F. Several of Luther’s 95 theses had to do with indulgences (including the first two):

1. Thesis 1: “Our Lord and Master Jesus Christ, when He said Poenitentiam agite, willed that the whole life of believers should be repentance.”

2. Thesis 2: “This word cannot be understood to mean sacramental penance, i.e., confession and satisfaction, which is administered by the priests.”

3. Thesis 82: “To wit:—“Why does not the pope empty purgatory, for the sake of holy love and of the dire need of the souls that are there, if he redeems an infinite number of souls for the sake of miserable money with which to build a Church? The former reasons would be most just; the latter is most trivial.”

 

 “Indulgences in the last century of the Middle Ages were given for all sorts of benevolent purposes, crusades against the Turks, the building of churches and hospitals, in connection with relics, for the rebuilding of a town desolated by fire, as Bruex, for bridges and for the repair of dikes, such an indulgence being asked by Charles V. The benefits were received by the payment of money and a portion of the receipts, from 33% to 50%, was expected to go to Rome. The territory chiefly, we may say almost exclusively, worked for such enterprises was confined to the Germanic peoples of the Continent from Switzerland and Austria to Norway and Sweden. England, France and Spain were hardly touched by the traffic” (Schaff, History of the Christian Church).

 

G. For Rome, Luther’s theses were an economic argument.  For Luther they were theological. 

 

1. Rome was taking payments when Jesus had already made the payment. 

2. Rome was charging for God’s free gift. 
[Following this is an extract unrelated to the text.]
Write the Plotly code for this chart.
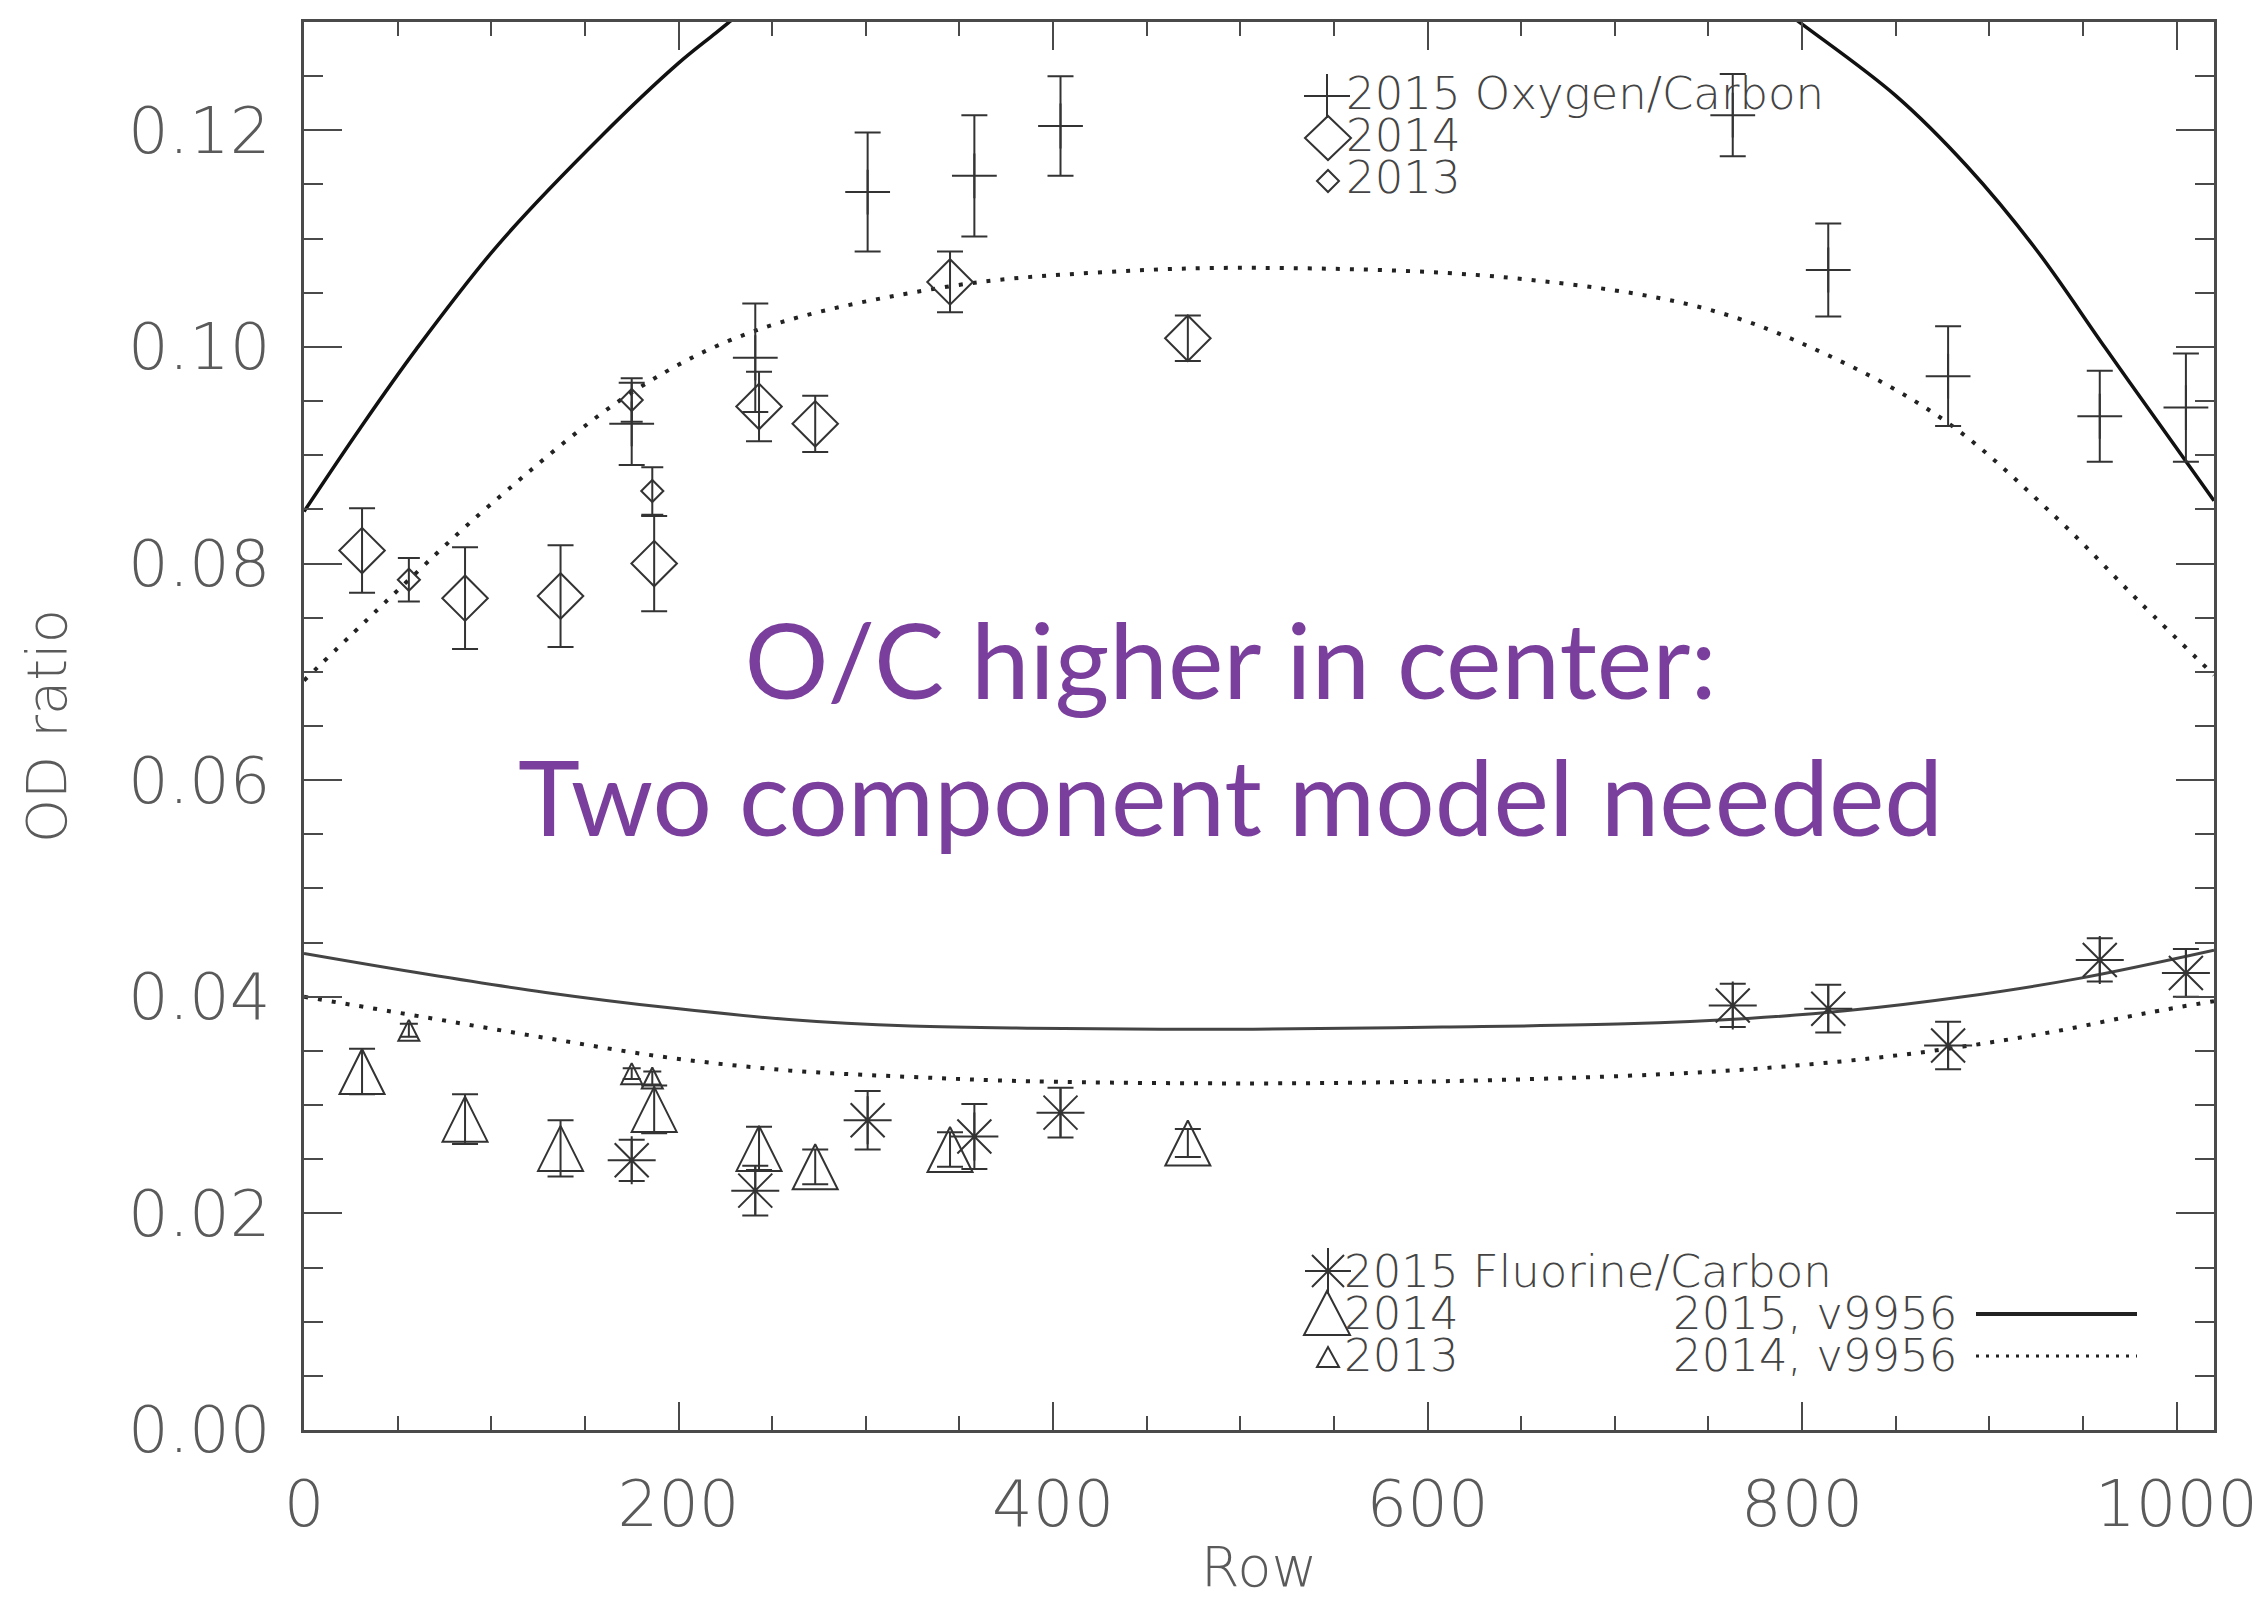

3. Rome was making people feel guilty for not doing enough when Jesus has already done it all for those who trust in Him. 

 

“There is no reason to believe that he [Leo X] ever fully appreciated the moral dimensions of the crisis that exploded during his pontificate; he appears to have regarded it instead as a temporary interruption of his fund-raising strategy” (Idiots Guide to the Popes and the Papacy, 156).

 

H. Rome officially and infallibly anathematized the Gospel at the Council of Trent and Reformed Protestants were left with the task of setting the church back on biblical and historical tracks.  They did this through various creeds, confessions and catechisms: The Lutheran Book of Concord (1580); Anglican Thirty-Nine Articles (1572); Belgic Confession (1618); The Heidelberg Catechism (1619); The Westminster Confession and Catechisms (1649).